For ERP partners, MSPs, and system integrators, the market is also moving toward service-led differentiation rather than pure license resale. White-label ERP and managed cloud services can support that shift by allowing partners to package implementation, governance, support, and industry process expertise around a flexible platform. In that context, SysGenPro is relevant as a partner-first White-label ERP Platform and Managed Cloud Services provider for organizations that want to build sustainable service models without overcommitting to a single rigid commercial structure.
Executive Conclusion
There is no universal winner in SaaS Cloud ERP pricing. The right choice depends on whether the business is optimizing for short-term deployment simplicity, long-term automation scale, regulatory control, partner enablement, or architectural portability.

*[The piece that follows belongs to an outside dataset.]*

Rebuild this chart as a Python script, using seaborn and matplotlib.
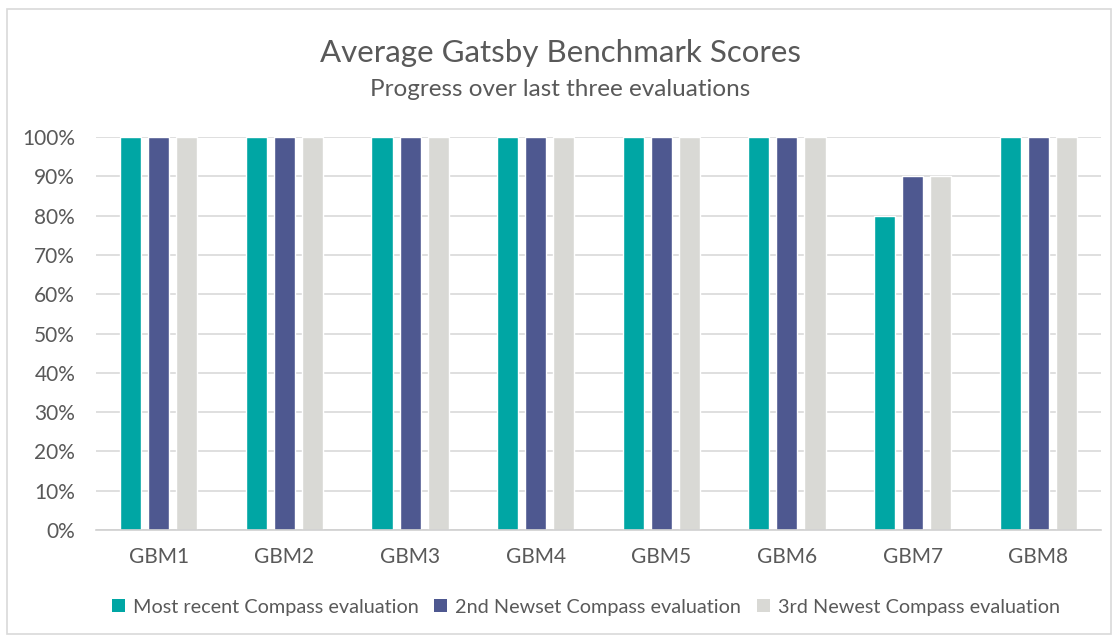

SaaS can be efficient when process variation is limited and vendor-managed operations are a priority. Private cloud, dedicated cloud, hybrid cloud, self-hosted, and managed cloud models become more compelling when integration density, customization needs, compliance requirements, and adoption breadth increase.
Executive teams should therefore evaluate ERP pricing as a strategic operating model decision, not a software procurement exercise. Compare licensing behavior under growth, test portability and data ownership, model TCO across multiple future states, and align deployment architecture with governance maturity. Odoo ERP deserves consideration where flexibility, broad application coverage, and deployment choice are important, especially in modernization programs that need business process optimization without unnecessary lock-in. The strongest recommendation is to choose the model that preserves business agility while keeping operational accountability explicit and sustainable.